§ **DO THIS**
Take every line from the first down to the line with "plt.rcParams['font.family'] = ['Liberation" and set it down exactly, without the pictures.

§ **SUPPLIED MATERIAL**

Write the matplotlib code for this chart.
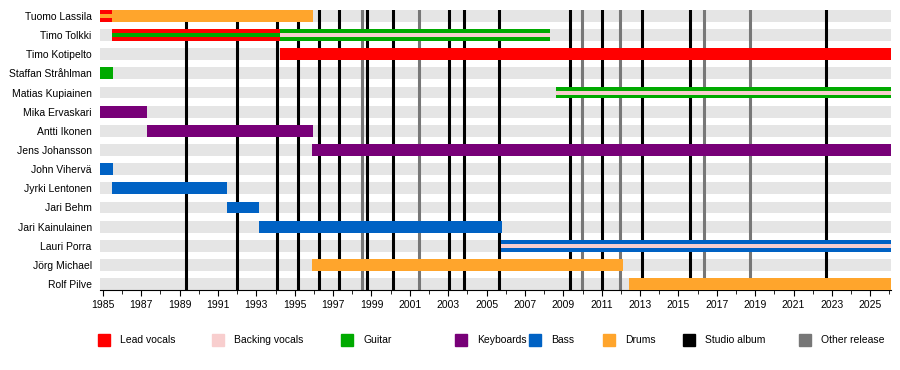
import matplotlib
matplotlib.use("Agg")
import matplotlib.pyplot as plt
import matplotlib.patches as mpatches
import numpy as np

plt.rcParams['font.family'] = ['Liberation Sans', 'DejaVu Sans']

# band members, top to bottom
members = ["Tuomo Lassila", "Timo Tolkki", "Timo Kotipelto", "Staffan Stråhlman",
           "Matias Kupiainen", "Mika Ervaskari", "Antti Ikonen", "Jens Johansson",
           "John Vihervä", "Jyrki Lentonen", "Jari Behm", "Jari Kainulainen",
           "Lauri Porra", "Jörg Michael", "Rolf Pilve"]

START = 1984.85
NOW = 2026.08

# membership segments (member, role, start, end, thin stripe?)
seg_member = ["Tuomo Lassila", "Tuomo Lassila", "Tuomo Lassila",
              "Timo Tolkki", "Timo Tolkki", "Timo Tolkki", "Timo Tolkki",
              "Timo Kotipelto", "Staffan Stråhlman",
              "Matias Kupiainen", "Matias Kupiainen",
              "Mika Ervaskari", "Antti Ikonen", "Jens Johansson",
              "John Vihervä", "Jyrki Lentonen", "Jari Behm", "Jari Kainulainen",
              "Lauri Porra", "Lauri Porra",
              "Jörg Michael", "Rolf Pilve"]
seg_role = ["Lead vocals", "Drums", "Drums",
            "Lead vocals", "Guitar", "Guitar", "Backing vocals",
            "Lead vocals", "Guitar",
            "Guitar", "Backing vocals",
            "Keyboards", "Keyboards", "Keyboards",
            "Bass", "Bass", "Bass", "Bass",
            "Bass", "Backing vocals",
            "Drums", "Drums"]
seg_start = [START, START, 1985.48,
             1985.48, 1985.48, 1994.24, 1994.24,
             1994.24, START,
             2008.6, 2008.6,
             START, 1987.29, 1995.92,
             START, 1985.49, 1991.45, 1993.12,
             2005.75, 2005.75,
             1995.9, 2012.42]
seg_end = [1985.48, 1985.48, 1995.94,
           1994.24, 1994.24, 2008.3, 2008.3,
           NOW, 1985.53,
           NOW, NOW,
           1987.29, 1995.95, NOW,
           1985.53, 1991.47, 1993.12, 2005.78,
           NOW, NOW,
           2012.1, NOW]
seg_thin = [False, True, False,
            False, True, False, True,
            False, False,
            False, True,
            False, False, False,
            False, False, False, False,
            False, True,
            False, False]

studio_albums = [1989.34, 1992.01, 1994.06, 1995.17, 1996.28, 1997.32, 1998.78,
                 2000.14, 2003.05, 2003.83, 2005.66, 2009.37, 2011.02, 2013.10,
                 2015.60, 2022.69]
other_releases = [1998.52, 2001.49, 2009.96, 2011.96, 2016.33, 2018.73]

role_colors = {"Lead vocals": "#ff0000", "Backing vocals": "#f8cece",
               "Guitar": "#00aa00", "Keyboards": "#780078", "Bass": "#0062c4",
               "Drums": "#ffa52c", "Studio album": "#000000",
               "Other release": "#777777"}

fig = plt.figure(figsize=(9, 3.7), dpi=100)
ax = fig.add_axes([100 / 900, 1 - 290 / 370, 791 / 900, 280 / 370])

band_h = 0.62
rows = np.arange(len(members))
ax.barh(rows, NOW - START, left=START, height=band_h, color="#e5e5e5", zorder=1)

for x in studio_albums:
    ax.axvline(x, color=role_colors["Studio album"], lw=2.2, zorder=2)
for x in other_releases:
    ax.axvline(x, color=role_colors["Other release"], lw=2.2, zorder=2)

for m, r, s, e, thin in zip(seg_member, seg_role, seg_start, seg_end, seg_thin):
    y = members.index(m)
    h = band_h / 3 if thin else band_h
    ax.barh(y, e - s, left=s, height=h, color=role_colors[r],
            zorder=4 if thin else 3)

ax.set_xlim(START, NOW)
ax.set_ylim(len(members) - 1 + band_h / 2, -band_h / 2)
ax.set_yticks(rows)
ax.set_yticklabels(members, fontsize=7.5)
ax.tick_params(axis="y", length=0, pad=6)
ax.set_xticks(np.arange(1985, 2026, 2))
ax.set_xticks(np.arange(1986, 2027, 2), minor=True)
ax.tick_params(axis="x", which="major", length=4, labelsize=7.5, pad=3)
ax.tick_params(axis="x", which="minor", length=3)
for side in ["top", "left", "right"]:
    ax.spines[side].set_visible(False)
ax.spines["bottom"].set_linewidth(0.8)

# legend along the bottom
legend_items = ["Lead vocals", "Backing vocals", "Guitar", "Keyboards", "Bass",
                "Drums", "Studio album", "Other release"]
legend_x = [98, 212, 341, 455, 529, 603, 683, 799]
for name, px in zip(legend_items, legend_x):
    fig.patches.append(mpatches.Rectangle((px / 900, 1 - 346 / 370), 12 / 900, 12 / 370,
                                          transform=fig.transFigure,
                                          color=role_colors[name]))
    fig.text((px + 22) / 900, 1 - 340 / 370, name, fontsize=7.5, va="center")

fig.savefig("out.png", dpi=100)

§ **SOLUTION**
Write the matplotlib code for this chart.
import matplotlib
matplotlib.use("Agg")
import matplotlib.pyplot as plt
import matplotlib.patches as mpatches
import numpy as np

plt.rcParams['font.family'] = ['Liberation Sans', 'DejaVu Sans']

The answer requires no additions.